Les lapins
Les rares personnes avec qui j’ai dormi vous l’affirmeront tout de go : je ronfle. Et même, j’appelle cela le ronflement du juste pour faire un pied de nez à ceux qui parlent du sommeil du juste. Comme quoi, on peut rire de ses défauts. Mais je crois que même si je dors peu, je dors paisiblement. Enfin, c’est ce qu’on m’a dit. Puisque je me réveille parfois exactement dans la position dans laquelle je me suis endormie.
Mais il a été une époque, aux heures de l’enfance où j’ai connu mes premières insomnies, puis le sommeil perturbé. Je voyais des lapins partout. Ils surgissaient de trous dans le gazon, ils se glissaient dans des interstices minuscules et ils m’affolaient. Littéralement. Je ne les trouvais pas aimables du tout, ni amicaux, ni rien de cela. Ils me faisaient peur. Horriblement peur.

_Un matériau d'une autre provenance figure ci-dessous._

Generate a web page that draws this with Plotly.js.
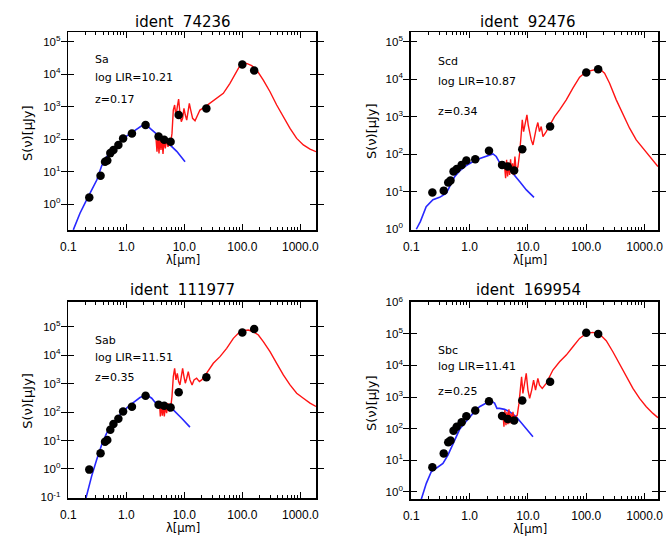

J’avais sept ou huit ans. On m’avait offert Alice au pays des merveilles. Les lapins, ça venait de là. Jamais livre ne m’a fait plus peur, jamais livre ne m’a donné des sueurs froides comme celui-ci. Jamais. Même le loup du Petit chaperon rouge ou des Trois petits cochons n’avait pas eu cet effet sur moi. Ni aucun ogre.
Seul le lapin en chocolat du jour de Pâques a pu calmer mes angoisses. J’ai détaché ses oreilles et l’ai défait en morceaux. Pour me venger de ses congénères qui m’avaient fait aussi peur.
Curieux que ce souvenir me revienne alors que je regarde les toiles de Trudi Doyle. Pas que je l’avais oublié, loin de là, mais quand il survient, je préfère le chasser, maintenant que je dors la plupart du temps calmement, malgré des rêves parfois distordus ou que je n’explique pas.
Je n’ai jamais terminé le roman de Lewis Carroll. Et quand je rêve à des lapins, désormais, ils sont en chocolat.